Tuesday, August 2, 2022

The Words of the Goddess 2: Beauty

Today, I feel completely not up to the task of exploring "beauty", yet I think that is why it seems necessary to plow ahead. The news of the world is so distressing and potentially distressing, and there is a little "Greek chorus" within me saying, how can you possibly think beauty is important on a day like today? For that matter, from the world's standpoint, when is it ever important?

Interestingly enough, on the list of "Words of the Goddess" that I compiled many years ago, "beauty" was around the twentieth. In other words, it wasn't near the top of my list. It didn't come to me immediately. And yet now, I think it is almost on a par with Love. If I were the Goddess, it might be co-equal. Once again, dictionary definitions are absolutely no help whatsoever. Phrases such as "pleasing to the eye" don't begin to capture the essence of beauty. There must be as many standards of beauty as there are people on the planet, although my current hunch is that there are many people for whom beauty is invisible or genuinely unimportant.

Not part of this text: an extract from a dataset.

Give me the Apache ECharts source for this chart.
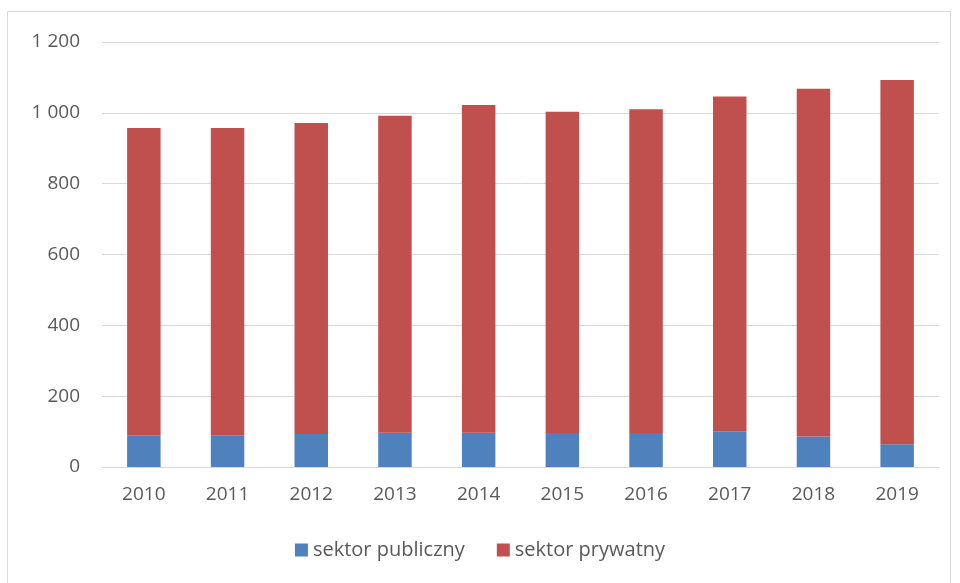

So why do I think beauty would be honored in a construct that also honored the divine feminine? Am I falling into a trap...beauty is important to me, and my life seems to have been singularly off the patriarchal radar screen, so therefore by default, it must be important to the Goddess? That's possible. Truly, I don't know what to say, because this is such uncharted territory. I've been mulling over my experiences in the Old Paradigm/church (almost exclusively the Episcopal Church and Church of England). In baptism, confirmation, catechisms, Bible readings, sermons...how often were we in the congregation invited to create works of beauty? How often did we hear the words "beauty" or "beautiful"? In my experience, in discussions of religion, almost never. There were admonitions against sinning, and for honoring God, His laws, His traditions. Various people were considered blessed: those who were pure in heart, those who were poor and sick (and those who helped them), those who were persecuted for God's sake. Unique and powerful expressions of beauty were borne out of the Anglican tradition, of course, from the cathedrals and all their artwork, the choral tradition and musical compositions, and the extraordinary poetic beauty of the original Book of Common Prayer. In the church of my childhood, this tradition was, to a certain extent, "worshipped" in its own right. But that made it even more devastating to be a girl who, in the early 1960's, knew that she wanted to work in that milieu and that she never would or could. Beauty would never be my "workplace". So many artistic people have been similarly deprived, so discouraged early on that they couldn't catch up later in life even when norms started to change.

This is a subject that there is no way to cover in one post. I feel like a fool for trying. All I can say is that I believe that all forms of beauty -- so-called natural, and so-called human-made (in theory there is no schism here) -- are "divine", in whatever sense you want to take that. Integrity-filled efforts to create beautiful works of art, or to work with rather than against natural beauty, are far more valid than our culture acknowledges. Looking back, I didn't understand how crucial beauty (and expressing beauty) was to my well-being. I suppose it was a combination of factors, both personal and cultural; living apart from my preferred kinds of beauty has left me only half alive. Perhaps our world's focus on almost everything but beauty has left all of us half alive. 

Love and beauty are my litmus tests. Now I gauge the alignment of everything I experience to love and beauty. The only things that seem real are things that are loving, lovely and beautiful. That's all I can say today.